LARA

Labs 03: Parser

This week and the next one, you'll work on the second part of the Tool compiler project. Your goal is to manually implement a recursive-descent parser to transform programs described by the Tool grammar into Abstract Syntax Trees. You also need to write a pretty-printer for these trees. This assignment is rather long and we can only recommend that you start early, that you make sure you understand every step, and that you ask otherwise.

One way to partially check your implementation is to use the pretty-printer to output the parsed AST (reproducing the input file from the trees, if you want). If you then re-parse this output and re-pretty-print it, you should obtain exactly the same result. In other words: for all input programs $P$, you should have that the identity $print(parse(P)) = print(parse(print(parse(P))))$ holds. While this condition is necessary to ensure you have properly written your parser and printer, it is not sufficient, and you are as usual responsible for checking the details of your implementation before you submit it.

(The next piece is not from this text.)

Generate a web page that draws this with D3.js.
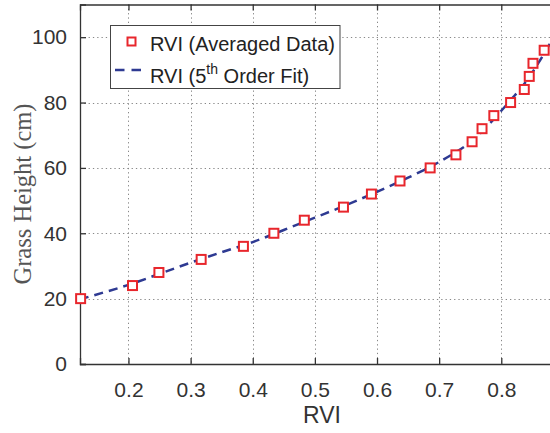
<!DOCTYPE html>
<html>
<head>
<meta charset="utf-8">
<script src="https://cdn.jsdelivr.net/npm/d3@7"></script>
<style>
  html, body { margin: 0; padding: 0; background: #fff; }
  svg { display: block; }
</style>
</head>
<body>
<svg id="chart" width="550" height="433"></svg>
<script>
// Averaged measurements: RVI vs grass height
const rviAvg    = [0.123, 0.2065, 0.249, 0.317, 0.385, 0.434, 0.483, 0.546, 0.591, 0.637, 0.6855, 0.727, 0.753, 0.769, 0.788, 0.815, 0.837, 0.845, 0.851, 0.869];
const heightAvg = [20, 24, 28, 32, 36, 40, 44, 48, 52, 56, 60, 64, 68, 72, 76, 80, 84, 88, 92, 96];

// 5th order polynomial fit, sampled along RVI
const fitRVI    = [0.122, 0.2, 0.25, 0.3, 0.35, 0.4, 0.45, 0.5, 0.55, 0.6, 0.65, 0.7, 0.75, 0.77, 0.8, 0.82, 0.84, 0.86, 0.88];
const fitHeight = [19.8, 24.2, 27.6, 31.0, 34.2, 37.3, 41.0, 44.8, 48.6, 52.7, 57.0, 61.8, 67.8, 71.3, 77.5, 81.8, 86.5, 92.2, 98.6];

const xTicks = [0.2, 0.3, 0.4, 0.5, 0.6, 0.7, 0.8];
const yTicks = [0, 20, 40, 60, 80, 100];

const legendLabels = ["RVI (Averaged Data)", "RVI (5", "th", " Order Fit)"];

const svg = d3.select("#chart");
const plotL = 80, plotR = 551, plotT = 4.5, plotB = 364;

const x = d3.scaleLinear().domain([0.122, 0.88]).range([plotL, plotR]);
const y = d3.scaleLinear().domain([0, 110]).range([plotB, plotT]);

const axisColor = "#333";
const font = "'Liberation Sans', Arial, sans-serif";

// dotted grid
const grid = svg.append("g").attr("stroke", "#888").attr("stroke-width", 1).attr("stroke-dasharray", "1.3,3");
grid.selectAll("line.gx").data(xTicks).join("line")
  .attr("x1", d => Math.round(x(d)) + 0.5).attr("x2", d => Math.round(x(d)) + 0.5)
  .attr("y1", plotT).attr("y2", plotB);
grid.selectAll("line.gy").data(yTicks.filter(d => d > 0)).join("line")
  .attr("x1", plotL).attr("x2", plotR)
  .attr("y1", d => Math.round(y(d)) + 0.5).attr("y2", d => Math.round(y(d)) + 0.5);

// axes
const xAxis = svg.append("g").attr("transform", `translate(0,${plotB})`)
  .call(d3.axisBottom(x).tickValues(xTicks).tickSize(-6).tickPadding(18).tickFormat(d3.format(".1f")));
const xAxisTop = svg.append("g").attr("transform", `translate(0,${plotT})`)
  .call(d3.axisTop(x).tickValues(xTicks).tickSize(-6).tickFormat(""));
const yAxis = svg.append("g").attr("transform", `translate(${plotL},0)`)
  .call(d3.axisLeft(y).tickValues(yTicks).tickSize(-6).tickPadding(13));

[xAxis, xAxisTop, yAxis].forEach(g => {
  g.select(".domain").attr("stroke", axisColor).attr("stroke-width", 1.3);
  g.selectAll(".tick line").attr("stroke", axisColor).attr("stroke-width", 1.3);
  g.selectAll(".tick text").attr("fill", "#333").style("font-family", font).style("font-size", "21px");
});
xAxis.selectAll(".tick text").attr("dy", "0.71em");

// axis titles
svg.append("text").attr("x", 322).attr("y", 423).attr("text-anchor", "middle")
  .attr("fill", "#333").style("font-family", font).style("font-size", "23px").text("RVI");
svg.append("text").attr("transform", "translate(31,194) rotate(-90)").attr("text-anchor", "middle")
  .attr("fill", "#555").style("font-family", "'Liberation Serif', 'Times New Roman', serif")
  .style("font-size", "24.5px").text("Grass Height (cm)");

// fit curve
const line = d3.line().x((d, i) => x(fitRVI[i])).y(d => y(d)).curve(d3.curveCatmullRom);
svg.append("path").datum(fitHeight).attr("d", line)
  .attr("fill", "none").attr("stroke", "#2e3a92").attr("stroke-width", 2.5)
  .attr("stroke-dasharray", "9,6");

// averaged data markers
svg.append("g").selectAll("rect").data(heightAvg).join("rect")
  .attr("x", (d, i) => x(rviAvg[i]) - 4.5).attr("y", d => y(d) - 4.5)
  .attr("width", 9).attr("height", 9)
  .attr("fill", "#fff").attr("stroke", "#e8262c").attr("stroke-width", 2);

// legend
const lg = svg.append("g");
lg.append("rect").attr("x", 110.5).attr("y", 25.5).attr("width", 229.5).attr("height", 63)
  .attr("fill", "#fff").attr("stroke", "#444").attr("stroke-width", 1);
lg.append("rect").attr("x", 127.5).attr("y", 37.5).attr("width", 8).attr("height", 8)
  .attr("fill", "#fff").attr("stroke", "#e8262c").attr("stroke-width", 2);
lg.append("line").attr("x1", 115).attr("x2", 142).attr("y1", 70).attr("y2", 70)
  .attr("stroke", "#2e3a92").attr("stroke-width", 2.5).attr("stroke-dasharray", "9.5,7");
lg.append("text").attr("x", 150).attr("y", 51).attr("fill", "#222")
  .style("font-family", font).style("font-size", "20px").text(legendLabels[0]);
const t2 = lg.append("text").attr("x", 150).attr("y", 83).attr("fill", "#222")
  .style("font-family", font).style("font-size", "20px");
t2.append("tspan").text(legendLabels[1]);
t2.append("tspan").attr("dy", -9).style("font-size", "14px").text(legendLabels[2]);
t2.append("tspan").attr("dy", 9).text(legendLabels[3]);
</script>
</body>
</html>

As testcases, you can use the ones that you and the other students in this class wrote. As usual, your compiler needs to work on these examples, but this may not be sufficient. Some corner cases may not be covered in those. Also, note that these are all valid programs, yet the parser's role is also to reject invalid programs!

Parser

Write a recursive-descent Parser for Tool by manually writing mutually recursive procedures, as sketched in the lecture on recursive descent parsing, and generating the appropriate Abstract Syntax Trees. The stub we give you hints at how to implement this.

Notes

  • It's not allowed in Tool to have a variable with a name that matches a keyword. You will never have a variable or a class called length, for instance. (Although that would be allowed in Java or Scala, for instance.)
  • You need to properly encode the operator precedence as in Java and Scala. From highest priority to lowest: !, then * and /, then + and -, then < and ==, then &&, then ||. Except for the unary operators, all operators are left-associative. There is no precedence between operators of the same level. For instance: $4 / 3 * 6$ reads as $((4 / 3) * 6)$ and $6 * 4 / 3$ as $((6 * 4) / 3$.
  • An else keyword always applies to the closest if. You can add comments to mark the end of if blocks in your pretty-printer to make sure you parse things properly.
if(expr1) if(expr2) a=1; else a=2;

…could be reprinted as:

if(expr1) { if(expr2) { a=1; } else { a=2; } }

…and should not produce:

if(expr1) { if(expr2) { a=1; } } else { a=2; }
  • You have to write the parser manually, as a series of mutually recursive functions. You are not allowed to use parser combinators or other such libraries.
  • You need to set the position to the trees. Normally, the position of the tree corresponding to “42 + 23” is the position of the '4'.

Pretty-printer

Write a pretty-printer for the AST hierarchy you defined in the previous step. Your pretty-printer should transform any valid AST into the corresponding textual representation in the Tool programming language. The output does not need to be exactly as the input file; whitespaces can be placed differently, comments will disappear and parentheses can be added (or removed), as long as the program keeps the original intended meaning. Re-parsing the pretty-printed output and re-printing it should yield an identical result, though.

Note that if you don't print any parenthesis, you will pass printing checks. However, the trees parsed in the two phases will look very differently indicating that you printed them incorrectly. For example, parsing:

 (a + 3) * 4   // Times(Plus(a, 3), 4)

and printing it (incorrectly) as

 a + 3 * 4

which should get reparsed as

 a + (3 * 4)  // Plus(a, Times(3, 4))

and reprinted (correctly) as

 a + 3 * 4

will pass the checks even though it is incorrect. You should thus print as many parentheses as necessary to ensure that the parsed trees are the same.

Stubs

You can download the stubs from our main repository by following the instructions. It should merge the following files in your project:

  • ast/Parser.scala contains a stub for the LL parser.
  • ast/Printer.scala contains a stub for the pretty-printer. Note that applying the printer to a tree returns a string and prints out no output directly.
  • Main.scala contains the updated pipeline construction.

As usual, mind the package names. The structure of your project src directory should be as following:

toolc
  ├── Main.scala            (updated this week)
  │
  ├── lexer
  │    ├── Lexer.scala      
  │    └── Tokens.scala     
  │
  ├── eval                     
  │    └── Evaluator.scala 
  │ 
  ├── ast
  │    ├── Parser.scala     (stub given this week)
  │    ├── Printer.scala    (stub given this week)
  │    └── Trees.scala
  │
  └── utils
       ├── Context.scala
       ├── Positioned.scala
       ├── Reporter.scala
       └── Pipeline.scala

Deliverable

Please choose a commit from your git repository as a deliverable on our server before Sunday, Nov. 09th, 11.59pm (23h59).